Made possible by two key bequests, the congregation’s third home was erected on Providence’s East Side in 1954. Designed by Percival Goodman, it was one of the first and finest examples of a modern-style synagogue in New England. Having been lovingly maintained, this graceful edifice and its daring symbolic art have inspired subsequent generations to understand and celebrate Jewish tradition in new and abiding ways. Many congregants fondly remember two of our most distinguished rabbis. Dr. William G. Braude served from 1932 until 1974; his assistant and successor, Leslie Y. Gutterman, served from 1970 until 2015. Blessed with individual strengths and talents, each set a record as Rhode Island’s longest-serving rabbi. The chair of senior rabbi and the religious school have been endowed in Rabbi Gutterman’s honor. Our congregation has also enjoyed steady and inspired leadership from several assistant and associate rabbis. Temple Beth-El established new traditions when it appointed the state’s first woman rabbi and the state’s first woman cantor. Numerous educators, librarians, and executive directors have also added to our strength.

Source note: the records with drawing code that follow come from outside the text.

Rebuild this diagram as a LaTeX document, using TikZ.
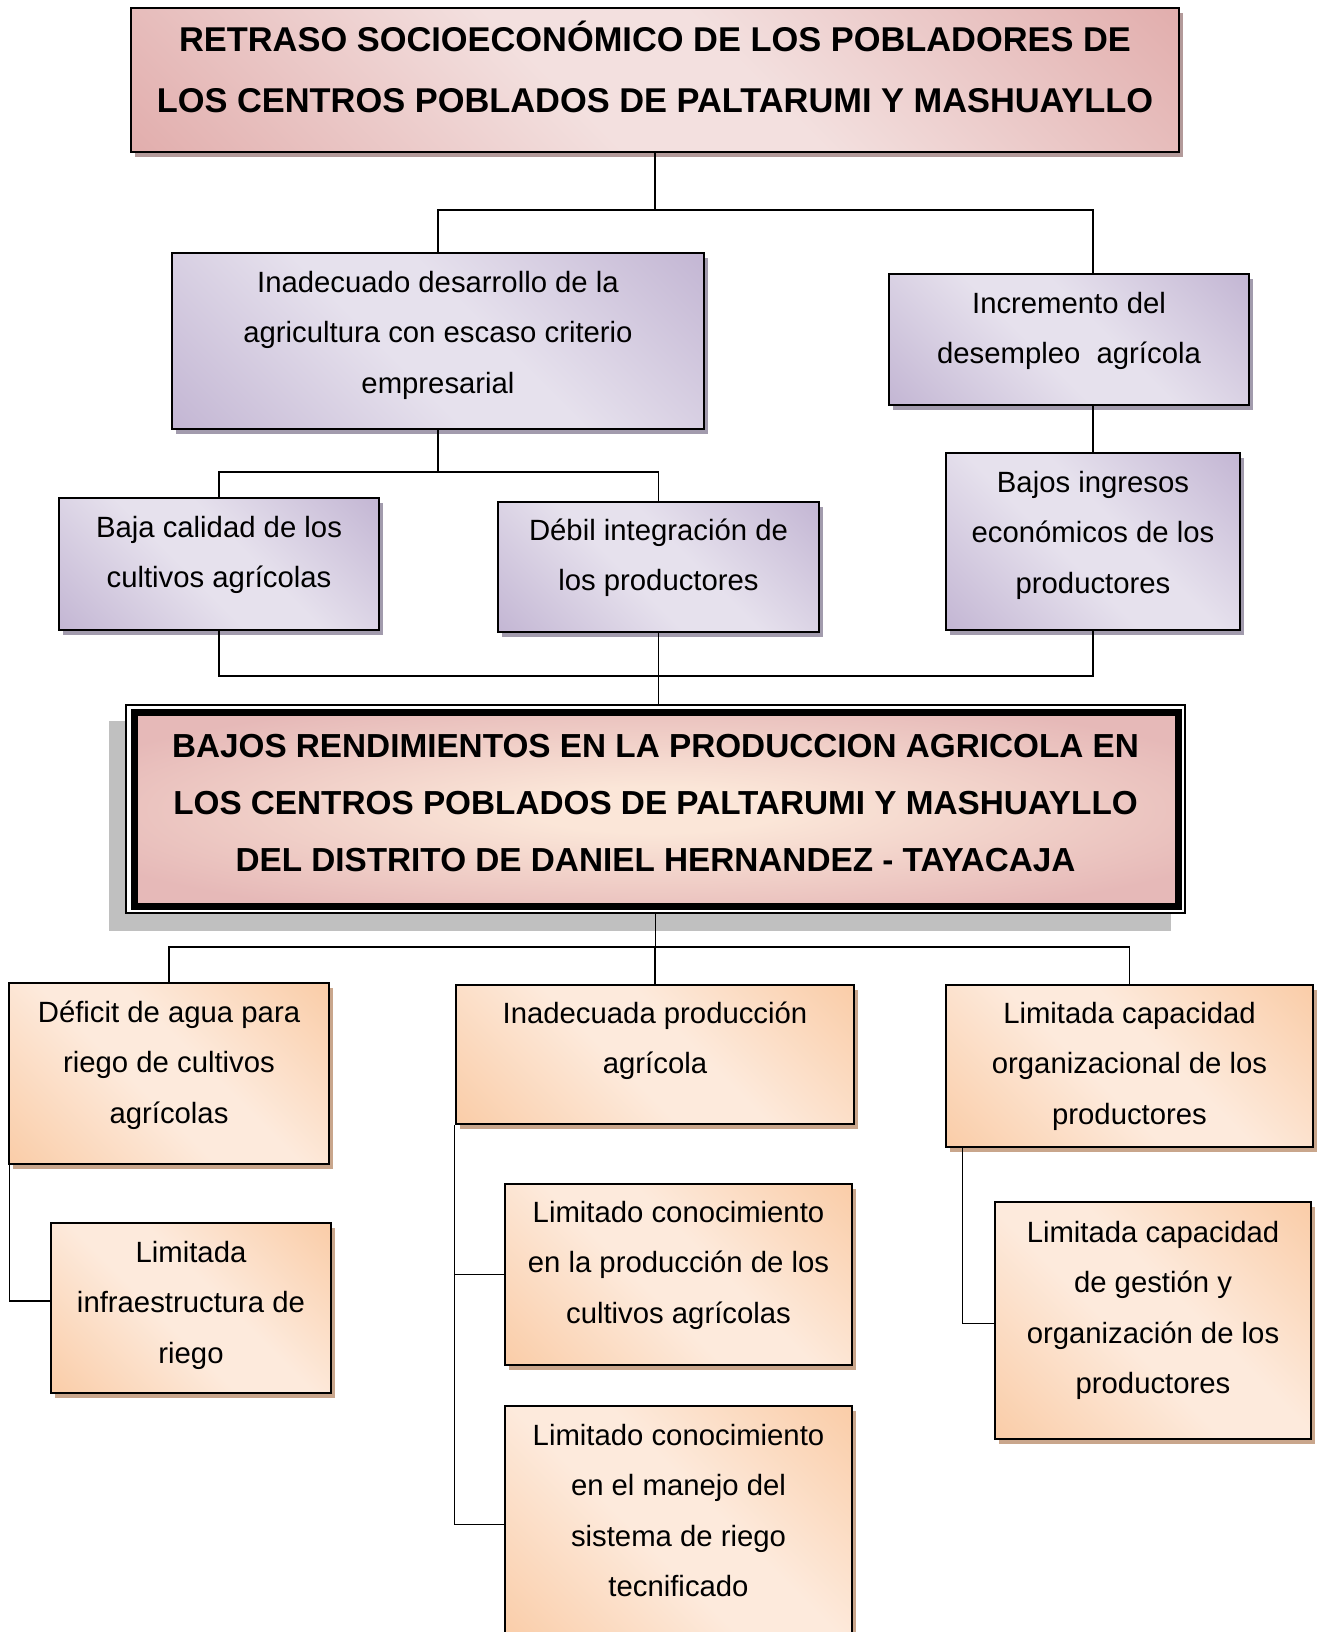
\documentclass[tikz,border=0pt]{standalone}
\usepackage{fontspec}
\setmainfont{Liberation Sans}
\usetikzlibrary{calc,shadows}
\definecolor{pinkD}{HTML}{D99594}
\definecolor{pinkL}{HTML}{F3E0DF}
\definecolor{pinkS}{HTML}{B39A9A}
\definecolor{purpD}{HTML}{B2A1C7}
\definecolor{purpL}{HTML}{E6E1ED}
\definecolor{purpS}{HTML}{A29BAD}
\definecolor{orD}{HTML}{F8BE8E}
\definecolor{orL}{HTML}{FDEADC}
\definecolor{orS}{HTML}{C9A68C}
\definecolor{mainE}{HTML}{E6B9B8}
\definecolor{mainC}{HTML}{FBE6D8}
\definecolor{mainS}{HTML}{C0C0C0}
\pgfdeclarehorizontalshading{pinkdiag}{100bp}{color(0bp)=(pinkD); color(44bp)=(pinkL); color(56bp)=(pinkL); color(100bp)=(pinkD)}
\pgfdeclarehorizontalshading{purpdiag}{100bp}{color(0bp)=(purpD); color(44bp)=(purpL); color(56bp)=(purpL); color(100bp)=(purpD)}
\pgfdeclarehorizontalshading{ordiag}{100bp}{color(0bp)=(orD); color(44bp)=(orL); color(56bp)=(orL); color(100bp)=(orD)}
\pgfdeclareradialshading{mainrad}{\pgfpoint{0bp}{0bp}}{color(0bp)=(mainC); color(6bp)=(mainC); color(30bp)=(mainE); color(60bp)=(mainE)}
\pgfdeclarelayer{bg}
\pgfsetlayers{bg,main}
\newcommand\bxt[4]{\parbox[c][#2pt][t]{#1pt}{\centering\rule{0pt}{#3pt}#4\par}}
\tikzset{
  box/.style={draw=black, line width=2.6pt, inner sep=0pt, shade, shading angle=45,
    font=\fontsize{29.3}{50.5}\selectfont},
  pinkbox/.style={box, shading=pinkdiag, font=\fontsize{34.4}{61}\selectfont\bfseries,
    drop shadow={shadow xshift=4pt, shadow yshift=-5pt, fill=pinkS, opacity=1}},
  purpbox/.style={box, shading=purpdiag,
    drop shadow={shadow xshift=4pt, shadow yshift=-5pt, fill=purpS, opacity=1}},
  orbox/.style={box, shading=ordiag,
    drop shadow={shadow xshift=4pt, shadow yshift=-5pt, fill=orS, opacity=1}},
  mainbox/.style={draw=black, line width=1.5pt, inner sep=0pt,
    font=\fontsize{33.3}{57}\selectfont\bfseries},
  conn/.style={draw=black, line width=1.5pt}
}
\begin{document}
\begin{tikzpicture}[x=1pt,y=-1pt]
\useasboundingbox (0,0) rectangle (1320,1632);
\clip (0,0) rectangle (1320,1632);

\node[pinkbox] (T) at (655,80) {\bxt{1048}{144}{44}{RETRASO SOCIOECONÓMICO DE LOS POBLADORES DE\\LOS CENTROS POBLADOS DE PALTARUMI Y MASHUAYLLO}};

\node[purpbox] (A) at (438,341) {\bxt{532}{176}{39}{Inadecuado desarrollo de la\\agricultura con escaso criterio\\empresarial}};
\node[purpbox] (B) at (1069,339.5) {\bxt{360}{131}{39}{Incremento del\\desempleo\ \ agrícola}};
\node[purpbox] (C) at (1093,541.5) {\bxt{294}{177}{39}{Bajos ingresos\\económicos de los\\productores}};
\node[purpbox] (D) at (219,564) {\bxt{320}{132}{39}{Baja calidad de los\\cultivos agrícolas}};
\node[purpbox] (E) at (658.5,567) {\bxt{321}{130}{38}{Débil integración de\\los productores}};

\node[mainbox] (M) at (655.5,809) {\bxt{1059}{208}{52}{BAJOS RENDIMIENTOS EN LA PRODUCCION AGRICOLA EN\\LOS CENTROS POBLADOS DE PALTARUMI Y MASHUAYLLO\\DEL DISTRITO DE DANIEL HERNANDEZ - TAYACAJA}};
\begin{pgfonlayer}{bg}
  \fill[mainS] ($(M.north west)+(-16,17)$) rectangle ($(M.south east)+(-15,17)$);
  \fill[white] (M.north west) rectangle (M.south east);
  \shade[shading=mainrad, draw=black, line width=7pt] ($(M.north west)+(9,8.5)$) rectangle ($(M.south east)+(-7.5,-7)$);
\end{pgfonlayer}

\node[orbox] (F) at (169,1073.5) {\bxt{320}{181}{39}{Déficit de agua para\\riego de cultivos\\agrícolas}};
\node[orbox] (G) at (655,1054.5) {\bxt{398}{139}{38}{Inadecuada producción\\agrícola}};
\node[orbox] (H) at (1129.5,1066) {\bxt{367}{162}{38}{Limitada capacidad\\organizacional de los\\productores}};
\node[orbox] (I) at (191,1308) {\bxt{280}{170}{39}{Limitada\\infraestructura de\\riego}};
\node[orbox] (J) at (678.5,1274.5) {\bxt{347}{181}{38}{Limitado conocimiento\\en la producción de los\\cultivos agrícolas}};
\node[orbox] (K) at (678.5,1524.5) {\bxt{347}{237}{39}{Limitado conocimiento\\en el manejo del\\sistema de riego\\tecnificado}};
\node[orbox] (L) at (1153,1320.5) {\bxt{316}{237}{40}{Limitada capacidad\\de gestión y\\organización de los\\productores}};

\coordinate (y1) at (0,210);
\coordinate (y2) at (0,472);
\coordinate (yb) at (0,676);
\coordinate (y3) at (0,947);

\draw[conn] (T.south) -- (T.south |- y1);
\draw[conn] (A.north) -- (A.north |- y1) -- (C.north |- y1) -- (C.north |- B.north);
\draw[conn] (C.north |- B.south) -- (C.north);
\draw[conn] (A.south) -- (A.south |- y2);
\draw[conn] (D.north) -- (D.north |- y2) -- (E.north |- y2) -- (E.north);
\draw[conn] (D.south) -- (D.south |- yb) -- (C.south |- yb) -- (C.south);
\draw[conn] (E.south) -- (E.south |- M.north);
\draw[conn] (M.south) -- (M.south |- y3);
\draw[conn] (F.north) -- (F.north |- y3) -- (H.north |- y3) -- (H.north);
\draw[conn] (G.north) -- (G.north |- y3);
\draw[conn] ($(F.south west)+(2,0)$) |- ($(I.west)+(0,-7)$);
\draw[conn] (G.south west) |- (J.west);
\draw[conn] (G.south west) |- (K.west);
\draw[conn] ($(H.south west)+(18,0)$) |- ($(L.west)+(0,3)$);
\end{tikzpicture}
\end{document}
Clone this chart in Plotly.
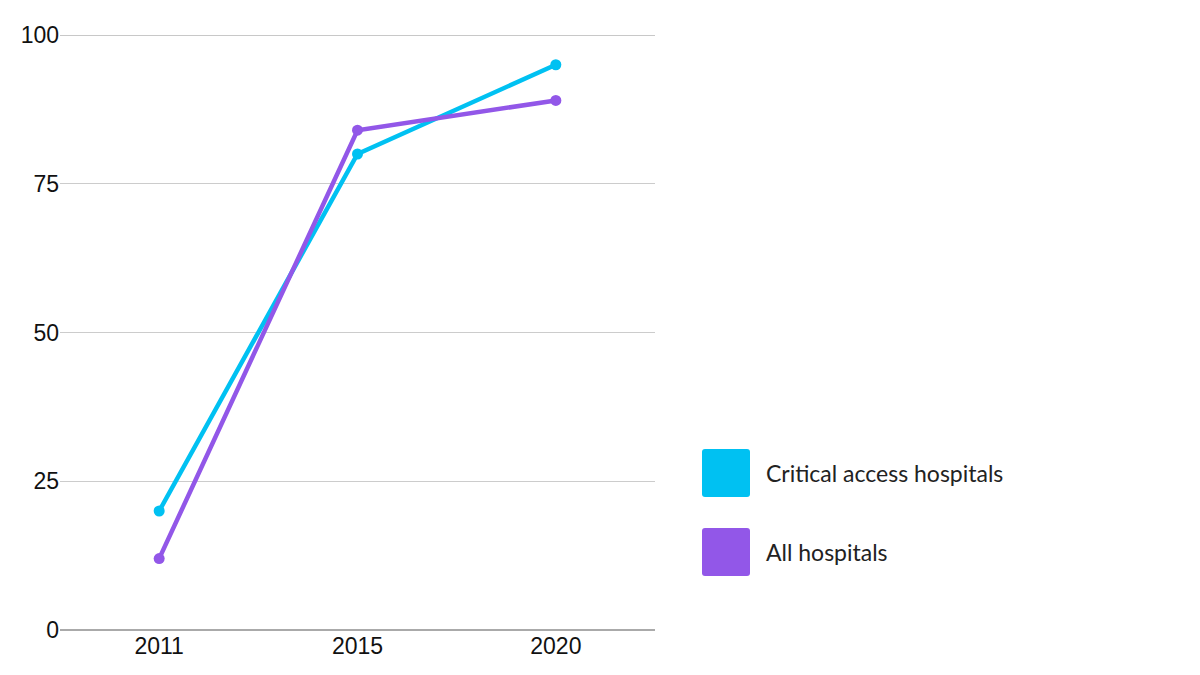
import plotly.graph_objects as go

years = ["2011", "2015", "2020"]
critical_access = [20, 80, 95]
all_hospitals = [12, 84, 89]
series_names = ["Critical access hospitals", "All hospitals"]
colors = ["#00C1F2", "#9257E8"]
y_ticks = [0, 25, 50, 75, 100]

OFF = 8  # page body offset
W, H = 1200, 675
L, T = 60 - OFF, 35 - OFF
pw, ph = 595, 595
R = W - L - pw
B = H - T - ph

fig = go.Figure()
for name, vals, c in zip(series_names, [critical_access, all_hospitals], colors):
    fig.add_trace(go.Scatter(x=years, y=vals, name=name, mode="lines+markers",
                             line=dict(color=c, width=4.5), marker=dict(color=c, size=11),
                             showlegend=False))

def px_x(p):
    return (p - OFF - L) / pw

def px_y(p):
    return (H - B - (p - OFF)) / ph

def rounded(x0, y0, x1, y1, r=3):
    return (f"M {px_x(x0+r)} {px_y(y0)} L {px_x(x1-r)} {px_y(y0)} "
            f"Q {px_x(x1)} {px_y(y0)} {px_x(x1)} {px_y(y0+r)} "
            f"L {px_x(x1)} {px_y(y1-r)} Q {px_x(x1)} {px_y(y1)} {px_x(x1-r)} {px_y(y1)} "
            f"L {px_x(x0+r)} {px_y(y1)} Q {px_x(x0)} {px_y(y1)} {px_x(x0)} {px_y(y1-r)} "
            f"L {px_x(x0)} {px_y(y0+r)} Q {px_x(x0)} {px_y(y0)} {px_x(x0+r)} {px_y(y0)} Z")

shapes = [dict(type="line", xref="paper", x0=0, x1=1, yref="y",
               y0=y_ticks[-1], y1=y_ticks[-1], line=dict(color="#C8C8C8", width=2), layer="below")]
annotations = []
for i, (name, c) in enumerate(zip(series_names, colors)):
    top = 449 + i * 79
    shapes.append(dict(type="path", xref="paper", yref="paper",
                       path=rounded(702, top, 750, top + 48),
                       fillcolor=c, line=dict(width=0)))
    annotations.append(dict(xref="paper", yref="paper", x=px_x(764), y=px_y(top + 24),
                            xanchor="left", yanchor="middle", text=name, showarrow=False,
                            font=dict(family="Lato, Noto Sans, sans-serif", size=23, color="#222222")))

fig.update_layout(
    width=W, height=H,
    margin=dict(l=L, r=R, t=T, b=B),
    paper_bgcolor="white", plot_bgcolor="white",
    shapes=shapes, annotations=annotations,
    font=dict(family="Liberation Sans, Arial, sans-serif", size=23, color="#111111"),
    xaxis=dict(type="category", range=[-0.5, 2.5], showgrid=False, showline=False,
               ticks="", tickfont=dict(size=23)),
    yaxis=dict(range=[0, 100], tickvals=y_ticks, showgrid=True, gridcolor="#CCCCCC",
               gridwidth=1, zeroline=True, zerolinecolor="#AAAAAA", zerolinewidth=2,
               ticks="", showline=False, tickfont=dict(size=23)),
)

fig.write_html("out.html")
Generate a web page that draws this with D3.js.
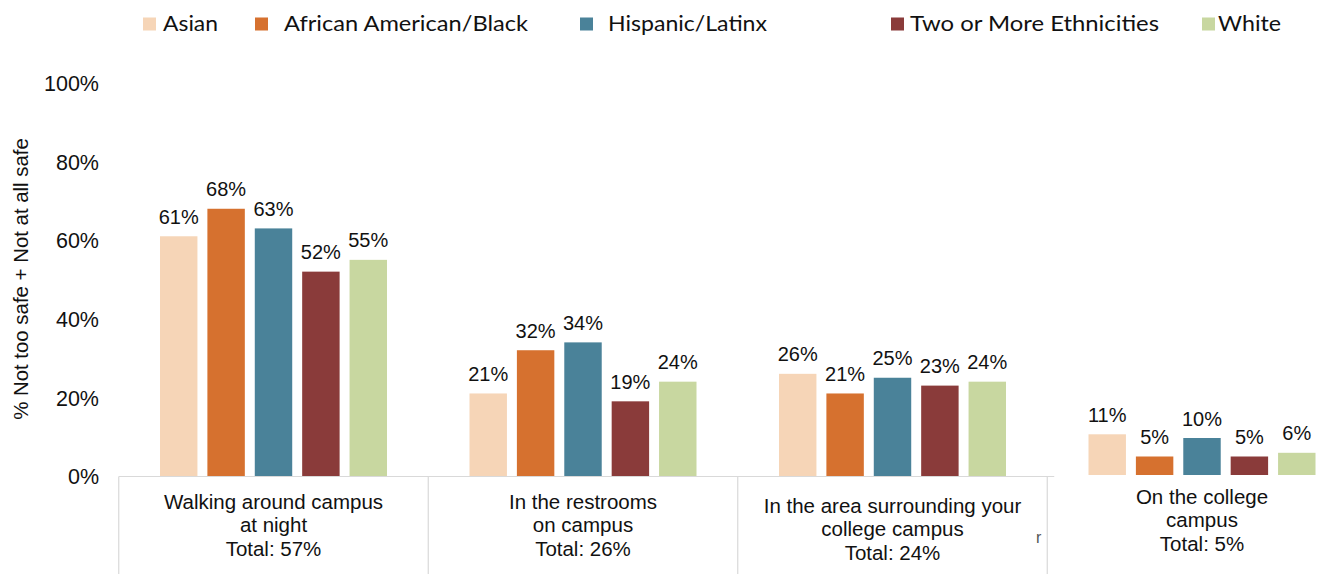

Many caring and thoughtful members, including 38 presidents (four of them women), have guided our congregation. Although some have achieved prominence in business, the professions, education, the arts, journalism, and politics, the unsung have also mattered. Accordingly, there are no reserved seats in the main sanctuary or the chapel. The congregation’s stability and devotion are evident in other ways. For example, the daily minyan, begun in 1955, is the oldest within the Reform movement. The Braude Library is one of North America’s largest congregational libraries. In 1989 the Temple inaugurated its Bernhardt History Gallery and published its own comprehensive history. Sons of Israel and David’s peaceful cemetery, which originated in 1849, represents another faithful link through the ages.